Dad became a grandpa when my niece Katie was born, he waited 74 years.  Two years later a second granddaughter, Jenny was born.  Bob and I immediately noticed he was different as a grandfather than he was as a father.  This wasn’t our strict old-school father, he was a doting grandpa.  He adored his granddaughters spoiling them like our grandmother spoiled us but one thing was missing—a grandson.

Dad holding Cristian. He was the best gift I could have given him.
Dad holding Cristian. He was the best gift I could have given him.
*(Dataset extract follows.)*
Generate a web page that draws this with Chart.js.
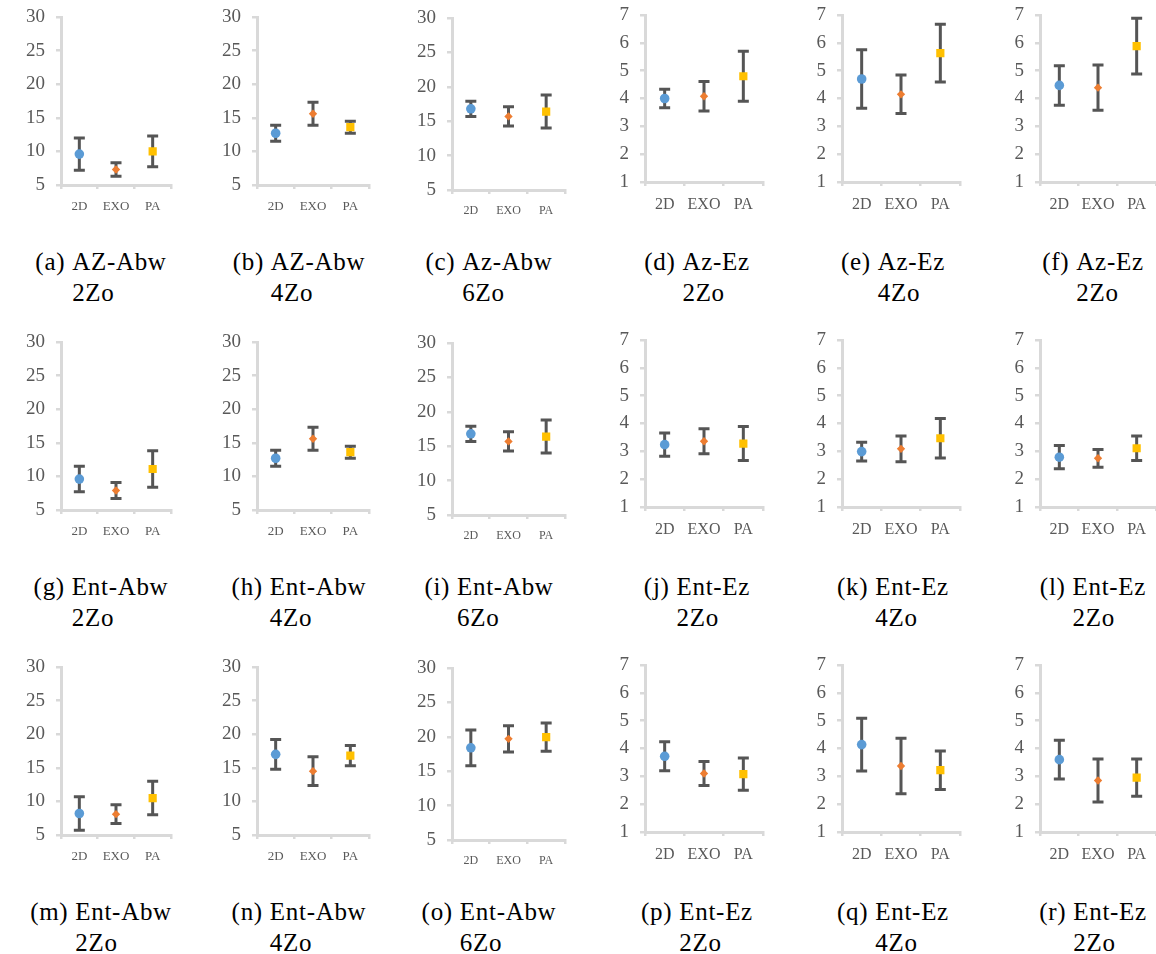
<!DOCTYPE html>
<html>
<head>
<meta charset="utf-8">
<script src="https://cdn.jsdelivr.net/npm/chart.js@4.4.1/dist/chart.umd.min.js"></script>
<style>
  html, body { margin: 0; padding: 0; background: #fff; }
  #page { position: relative; width: 1156px; height: 954px; overflow: hidden; }
  canvas { position: absolute; }
  .cap {
    position: absolute; transform: translateX(-50%); white-space: nowrap;
    font-family: "Liberation Serif", "DejaVu Serif", serif; font-size: 25px; line-height: 31px;
    color: #000; letter-spacing: 0.7px;
  }
  .cap span { display: inline-block; vertical-align: top; }
</style>
</head>
<body>
<div id="page"></div>
<script>
const categories = ['2D', 'EXO', 'PA'];
const panelLetters = ['a','b','c','d','e','f','g','h','i','j','k','l','m','n','o','p','q','r'];
const panelNames = ['AZ-Abw','AZ-Abw','Az-Abw','Az-Ez','Az-Ez','Az-Ez',
                    'Ent-Abw','Ent-Abw','Ent-Abw','Ent-Ez','Ent-Ez','Ent-Ez',
                    'Ent-Abw','Ent-Abw','Ent-Abw','Ent-Ez','Ent-Ez','Ent-Ez'];
const panelZones = ['2Zo','4Zo','6Zo','2Zo','4Zo','2Zo',
                    '2Zo','4Zo','6Zo','2Zo','4Zo','2Zo',
                    '2Zo','4Zo','6Zo','2Zo','4Zo','2Zo'];

// mean values per panel (2D, EXO, PA)
const means = [
  [9.6, 7.3, 10.0], [12.7, 15.6, 13.6], [16.8, 15.7, 16.4],
  [4.0, 4.08, 4.8], [4.7, 4.15, 5.63], [4.47, 4.39, 5.88],
  [9.6, 7.9, 11.1], [12.7, 15.6, 13.6], [16.8, 15.7, 16.4],
  [3.24, 3.36, 3.28], [2.99, 3.09, 3.47], [2.79, 2.75, 3.11],
  [8.2, 8.1, 10.5], [17.0, 14.5, 16.8], [18.4, 19.7, 19.95],
  [3.72, 3.1, 3.08], [4.14, 3.37, 3.22], [3.6, 2.85, 2.95]
];
// error (half-length of the bar) per panel
const errors = [
  [2.4, 1.0, 2.3], [1.2, 1.7, 0.9], [1.1, 1.4, 2.4],
  [0.33, 0.53, 0.9], [1.05, 0.69, 1.04], [0.71, 0.81, 1.0],
  [1.9, 1.2, 2.7], [1.2, 1.7, 0.9], [1.1, 1.4, 2.4],
  [0.42, 0.45, 0.61], [0.34, 0.46, 0.71], [0.42, 0.32, 0.44],
  [2.5, 1.4, 2.5], [2.2, 2.15, 1.5], [2.6, 1.9, 2.05],
  [0.52, 0.43, 0.58], [0.95, 1.0, 0.69], [0.7, 0.77, 0.67]
];
const abwTicks = [5, 10, 15, 20, 25, 30];
const ezTicks = [1, 2, 3, 4, 5, 6, 7];

const markerColors = ['#5B9BD5', '#ED7D31', '#FFC000'];
const markerStyles = ['circle', 'rectRot', 'rect'];
const markerSizes = [4.8, 4.2, 5.8];

Chart.defaults.font.family = '"Liberation Serif", "DejaVu Serif", serif';
Chart.defaults.color = '#595959';

// layout of the grid
const axisX = [61, 257, 452, 645, 842, 1040];
const plotW = [110, 112, 113, 118, 118, 116];
const capCenter = [101, 299, 489, 697, 893, 1093];
const yAxisW = 56;

const errorBars = {
  id: 'errorBars',
  beforeDatasetsDraw(chart) {
    const ctx = chart.ctx;
    const x = chart.scales.x, y = chart.scales.y;
    const ds = chart.data.datasets[0];
    ctx.save();
    ctx.strokeStyle = '#555555';
    ctx.lineWidth = 3;
    ds.data.forEach((v, i) => {
      const cx = x.getPixelForValue(i);
      const top = y.getPixelForValue(v + ds.errors[i]);
      const bot = y.getPixelForValue(v - ds.errors[i]);
      ctx.beginPath();
      ctx.moveTo(cx, top); ctx.lineTo(cx, bot);
      ctx.moveTo(cx - 5.5, top); ctx.lineTo(cx + 5.5, top);
      ctx.moveTo(cx - 5.5, bot); ctx.lineTo(cx + 5.5, bot);
      ctx.stroke();
    });
    ctx.restore();
  }
};

const page = document.getElementById('page');

for (let p = 0; p < 18; p++) {
  const row = Math.floor(p / 6), col = p % 6;
  const isEz = col >= 3;
  const tickVals = isEz ? ezTicks : abwTicks;
  const rowTop = row * 325;
  const plotTop = isEz ? 15 : (col === 2 ? 18 : 17);
  const plotBottom = isEz ? 182 : (col === 2 ? 190 : 185);
  const xAxisH = 40;
  const cw = yAxisW + plotW[col] + 10;
  const ch = plotBottom + xAxisH;

  const cv = document.createElement('canvas');
  cv.width = cw; cv.height = ch;
  cv.style.left = (axisX[col] - yAxisW) + 'px';
  cv.style.top = rowTop + 'px';
  cv.style.width = cw + 'px'; cv.style.height = ch + 'px';
  page.appendChild(cv);

  const xFont = isEz ? 16 : (col === 2 ? 12 : 13);

  new Chart(cv, {
    type: 'line',
    data: {
      labels: categories,
      datasets: [{
        data: means[p],
        errors: errors[p],
        showLine: false,
        pointStyle: markerStyles,
        pointRadius: markerSizes,
        pointHoverRadius: markerSizes,
        pointBackgroundColor: markerColors,
        pointBorderColor: markerColors,
        pointBorderWidth: 0
      }]
    },
    options: {
      responsive: false,
      devicePixelRatio: 1,
      animation: false,
      events: [],
      layout: { padding: { top: plotTop, right: 10, bottom: 0, left: 0 } },
      plugins: { legend: { display: false }, tooltip: { enabled: false } },
      scales: {
        x: {
          offset: true,
          afterFit(s) { s.height = xAxisH; s.paddingLeft = 0; s.paddingRight = 0; },
          grid: { offset: true, drawOnChartArea: false, drawTicks: true, tickLength: 4, color: '#D9D9D9', lineWidth: 2.5 },
          border: { color: '#D9D9D9', width: 3 },
          ticks: { font: { size: xFont }, padding: isEz ? 9 : 10, color: '#595959', maxRotation: 0 }
        },
        y: {
          min: tickVals[0],
          max: tickVals[tickVals.length - 1],
          afterBuildTicks(s) { s.ticks = tickVals.map(v => ({ value: v })); },
          afterFit(s) { s.width = yAxisW; s.paddingTop = 0; s.paddingBottom = 0; },
          grid: { drawOnChartArea: false, drawTicks: true, tickLength: 5, color: '#D9D9D9', lineWidth: 2.5 },
          border: { color: '#D9D9D9', width: 3 },
          ticks: { font: { size: 19 }, padding: 11, color: '#595959' }
        }
      }
    },
    plugins: [errorBars]
  });

  const cap = document.createElement('div');
  cap.className = 'cap';
  cap.style.left = capCenter[col] + 'px';
  cap.style.top = (rowTop + 246) + 'px';
  cap.innerHTML = '<span>(' + panelLetters[p] + ')&nbsp;</span><span>' +
    panelNames[p] + '<br>' + panelZones[p] + '</span>';
  page.appendChild(cap);
}
</script>
</body>
</html>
Collecting thoughts for this post I realized we have more in common than I originally thought.  Besides being engaging storytellers, we are both the youngest child, share a sarcastic sense of humor and posses a stubborn streak.  Don’t believe me ask my Mom or Esther.  We also are the child who moved the family name forward another generation.

Dad doesn’t like receiving gifts, Christmas, Birthday, Father’s Day—his response is always the same.  Why did you have to get me that?  So last year on his birthday, I gave him a gift he could appreciate, I told him, the grandchild we were expecting was a boy.  Words weren’t necessary, the Kool-Aid grin on his face spoke volumes.

That memory is special but it’s no longer my most precious, it was replaced when I placed Cristian in his arms the first time.  Seeing his smiling face I truly understood how special a gift it was.